## [WHAT IS NEEDED]
Leave out the pictures and retype only the lines from the opening line to the line that holds "import pandas as pd", both ends included.

## [SUPPLIED DATA]
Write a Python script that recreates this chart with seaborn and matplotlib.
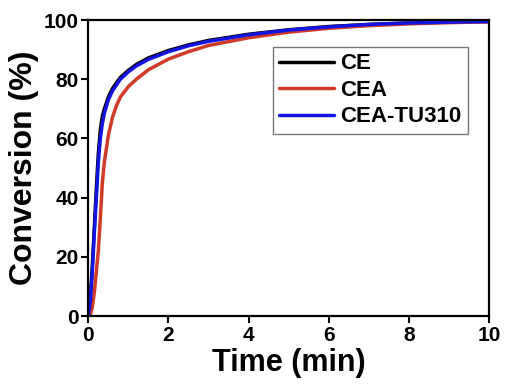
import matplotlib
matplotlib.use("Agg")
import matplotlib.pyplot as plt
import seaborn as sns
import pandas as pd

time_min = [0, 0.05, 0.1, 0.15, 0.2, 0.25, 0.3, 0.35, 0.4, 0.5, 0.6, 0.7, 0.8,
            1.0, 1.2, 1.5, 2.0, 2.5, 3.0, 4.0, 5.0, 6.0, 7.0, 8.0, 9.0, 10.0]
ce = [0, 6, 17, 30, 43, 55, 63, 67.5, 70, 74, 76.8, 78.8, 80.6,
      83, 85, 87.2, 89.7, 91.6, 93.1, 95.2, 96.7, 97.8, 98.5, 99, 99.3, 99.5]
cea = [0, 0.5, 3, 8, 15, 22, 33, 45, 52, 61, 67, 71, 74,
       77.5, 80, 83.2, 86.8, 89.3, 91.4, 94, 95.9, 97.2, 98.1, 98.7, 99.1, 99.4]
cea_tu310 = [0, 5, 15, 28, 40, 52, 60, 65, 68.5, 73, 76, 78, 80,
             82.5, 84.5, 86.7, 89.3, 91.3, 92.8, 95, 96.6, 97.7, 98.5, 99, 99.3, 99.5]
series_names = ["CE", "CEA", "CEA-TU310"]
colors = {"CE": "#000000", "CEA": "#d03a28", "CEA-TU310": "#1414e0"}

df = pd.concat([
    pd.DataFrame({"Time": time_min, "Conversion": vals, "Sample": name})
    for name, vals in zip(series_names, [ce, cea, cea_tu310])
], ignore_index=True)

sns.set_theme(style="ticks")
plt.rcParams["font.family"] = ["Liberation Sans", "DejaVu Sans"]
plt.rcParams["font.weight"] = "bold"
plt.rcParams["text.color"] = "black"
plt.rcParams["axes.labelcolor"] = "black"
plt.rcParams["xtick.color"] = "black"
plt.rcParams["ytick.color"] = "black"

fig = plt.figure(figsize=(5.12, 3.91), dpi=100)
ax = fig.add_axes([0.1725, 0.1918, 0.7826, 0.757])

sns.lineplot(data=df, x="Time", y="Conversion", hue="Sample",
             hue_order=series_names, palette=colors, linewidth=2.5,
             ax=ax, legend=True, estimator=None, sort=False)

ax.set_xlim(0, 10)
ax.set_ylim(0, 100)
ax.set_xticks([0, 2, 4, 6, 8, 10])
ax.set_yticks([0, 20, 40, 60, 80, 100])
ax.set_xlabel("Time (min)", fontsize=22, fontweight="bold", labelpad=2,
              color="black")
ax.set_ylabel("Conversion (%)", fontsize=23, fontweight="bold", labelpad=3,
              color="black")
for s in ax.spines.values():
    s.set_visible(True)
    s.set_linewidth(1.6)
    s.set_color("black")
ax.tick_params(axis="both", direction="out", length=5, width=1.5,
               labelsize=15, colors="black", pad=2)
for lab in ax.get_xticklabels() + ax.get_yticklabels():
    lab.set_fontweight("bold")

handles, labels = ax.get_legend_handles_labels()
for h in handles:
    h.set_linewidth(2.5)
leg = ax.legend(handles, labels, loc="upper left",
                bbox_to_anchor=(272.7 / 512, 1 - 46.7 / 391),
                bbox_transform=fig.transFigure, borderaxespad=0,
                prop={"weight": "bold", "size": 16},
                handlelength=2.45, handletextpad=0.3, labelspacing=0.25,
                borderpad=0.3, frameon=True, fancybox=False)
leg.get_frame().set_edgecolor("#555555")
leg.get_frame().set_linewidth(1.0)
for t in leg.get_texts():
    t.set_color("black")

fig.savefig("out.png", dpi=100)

## [EXPECTED ANSWER]
Write a Python script that recreates this chart with seaborn and matplotlib.
import matplotlib
matplotlib.use("Agg")
import matplotlib.pyplot as plt
import seaborn as sns
import pandas as pd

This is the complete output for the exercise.